**What you should do:**
Your task is to transcribe all of the records exactly and leave out the pictures.

--- Start Dataset entries ---

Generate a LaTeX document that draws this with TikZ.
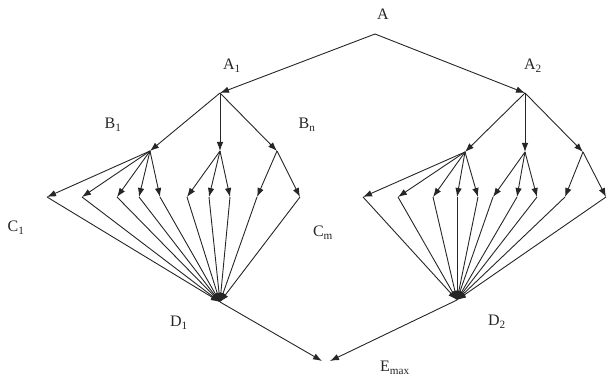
\documentclass[tikz,border=0pt]{standalone}
\usepackage{fontspec}
\setmainfont{Liberation Serif}
\usetikzlibrary{arrows.meta}
\begin{document}
\begin{tikzpicture}[x=1pt,y=-1pt,
  edge/.style={draw=black!85,line width=0.9pt,-{Latex[length=9pt,width=6.5pt]}},
  lbl/.style={font=\fontsize{16}{18}\selectfont,text=black!85,inner sep=0pt}]
\useasboundingbox (0,0) rectangle (608,379);
% points
\coordinate (A) at (375,34);
\coordinate (A1) at (220,93);
\coordinate (A2) at (525,93);
\coordinate (L1) at (150,151);
\coordinate (L2) at (220,151);
\coordinate (L3) at (277,151);
\coordinate (R1) at (465,152);
\coordinate (R2) at (525,152);
\coordinate (R3) at (583,152);
\coordinate (D1) at (220,302);
\coordinate (D2) at (457,300);
\coordinate (E1) at (322,361);
\coordinate (E2) at (330,361);
\foreach \n/\x in {1/47,2/82,3/117,4/139,5/160,6/187,7/209,8/230,9/257,10/300}
  \coordinate (lc\n) at (\x,197);
\foreach \n/\x in {1/363,2/398,3/433,4/457,5/478,6/493,7/517,8/537,9/565,10/606}
  \coordinate (rc\n) at (\x,197);
% labels
\node[lbl] (tA) at (383,14) {A};
\node[lbl] (tA1) at (232,66) {A\textsubscript{1}};
\node[lbl] (tA2) at (533,66) {A\textsubscript{2}};
\node[lbl] (tB1) at (113,125) {B\textsubscript{1}};
\node[lbl] (tBn) at (307,125) {B\textsubscript{n}};
\node[lbl] (tC1) at (16,228) {C\textsubscript{1}};
\node[lbl] (tCm) at (323,233) {C\textsubscript{m}};
\node[lbl] (tD1) at (179,323) {D\textsubscript{1}};
\node[lbl] (tD2) at (497,322) {D\textsubscript{2}};
\node[lbl] (tE) at (395,368) {E\textsubscript{max}};
% edges
\draw[edge] (A) -- (A1);
\draw[edge] (A) -- (A2);
\foreach \b in {L1,L2,L3} \draw[edge] (A1) -- (\b);
\foreach \b in {R1,R2,R3} \draw[edge] (A2) -- (\b);
\foreach \n in {1,...,5} \draw[edge] (L1) -- (lc\n);
\foreach \n in {6,7,8} \draw[edge] (L2) -- (lc\n);
\foreach \n in {9,10} \draw[edge] (L3) -- (lc\n);
\foreach \n in {1,...,5} \draw[edge] (R1) -- (rc\n);
\foreach \n in {6,7,8} \draw[edge] (R2) -- (rc\n);
\foreach \n in {9,10} \draw[edge] (R3) -- (rc\n);
\foreach \n in {1,...,10} \draw[edge] (lc\n) -- (D1);
\foreach \n in {1,...,10} \draw[edge] (rc\n) -- (D2);
\draw[edge] (D1) -- (E1);
\draw[edge] (D2) -- (E2);
\end{tikzpicture}
\end{document}
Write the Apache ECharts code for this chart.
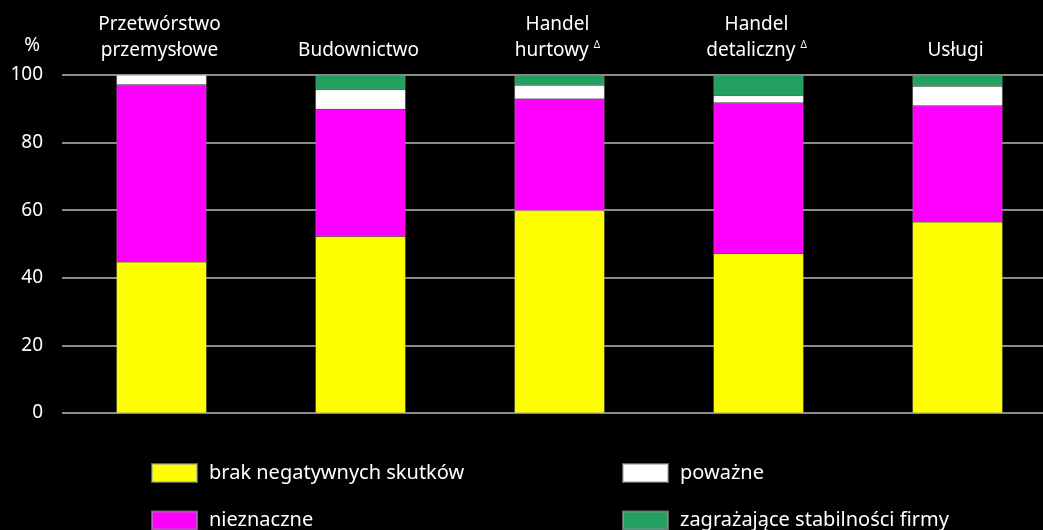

--- End Dataset entries ---

**Task solution:**
Generate a LaTeX document that draws this with TikZ.
\documentclass[tikz,border=0pt]{standalone}
\usepackage{fontspec}
\setmainfont{Liberation Serif}
\usetikzlibrary{arrows.meta}
\begin{document}
\begin{tikzpicture}[x=1pt,y=-1pt,
  edge/.style={draw=black!85,line width=0.9pt,-{Latex[length=9pt,width=6.5pt]}},
  lbl/.style={font=\fontsize{16}{18}\selectfont,text=black!85,inner sep=0pt}]
\useasboundingbox (0,0) rectangle (608,379);
% points
\coordinate (A) at (375,34);
\coordinate (A1) at (220,93);
\coordinate (A2) at (525,93);
\coordinate (L1) at (150,151);
\coordinate (L2) at (220,151);
\coordinate (L3) at (277,151);
\coordinate (R1) at (465,152);
\coordinate (R2) at (525,152);
\coordinate (R3) at (583,152);
\coordinate (D1) at (220,302);
\coordinate (D2) at (457,300);
\coordinate (E1) at (322,361);
\coordinate (E2) at (330,361);
\foreach \n/\x in {1/47,2/82,3/117,4/139,5/160,6/187,7/209,8/230,9/257,10/300}
  \coordinate (lc\n) at (\x,197);
\foreach \n/\x in {1/363,2/398,3/433,4/457,5/478,6/493,7/517,8/537,9/565,10/606}
  \coordinate (rc\n) at (\x,197);
% labels
\node[lbl] (tA) at (383,14) {A};
\node[lbl] (tA1) at (232,66) {A\textsubscript{1}};
\node[lbl] (tA2) at (533,66) {A\textsubscript{2}};
\node[lbl] (tB1) at (113,125) {B\textsubscript{1}};
\node[lbl] (tBn) at (307,125) {B\textsubscript{n}};
\node[lbl] (tC1) at (16,228) {C\textsubscript{1}};
\node[lbl] (tCm) at (323,233) {C\textsubscript{m}};
\node[lbl] (tD1) at (179,323) {D\textsubscript{1}};
\node[lbl] (tD2) at (497,322) {D\textsubscript{2}};
\node[lbl] (tE) at (395,368) {E\textsubscript{max}};
% edges
\draw[edge] (A) -- (A1);
\draw[edge] (A) -- (A2);
\foreach \b in {L1,L2,L3} \draw[edge] (A1) -- (\b);
\foreach \b in {R1,R2,R3} \draw[edge] (A2) -- (\b);
\foreach \n in {1,...,5} \draw[edge] (L1) -- (lc\n);
\foreach \n in {6,7,8} \draw[edge] (L2) -- (lc\n);
\foreach \n in {9,10} \draw[edge] (L3) -- (lc\n);
\foreach \n in {1,...,5} \draw[edge] (R1) -- (rc\n);
\foreach \n in {6,7,8} \draw[edge] (R2) -- (rc\n);
\foreach \n in {9,10} \draw[edge] (R3) -- (rc\n);
\foreach \n in {1,...,10} \draw[edge] (lc\n) -- (D1);
\foreach \n in {1,...,10} \draw[edge] (rc\n) -- (D2);
\draw[edge] (D1) -- (E1);
\draw[edge] (D2) -- (E2);
\end{tikzpicture}
\end{document}
Write the Apache ECharts code for this chart.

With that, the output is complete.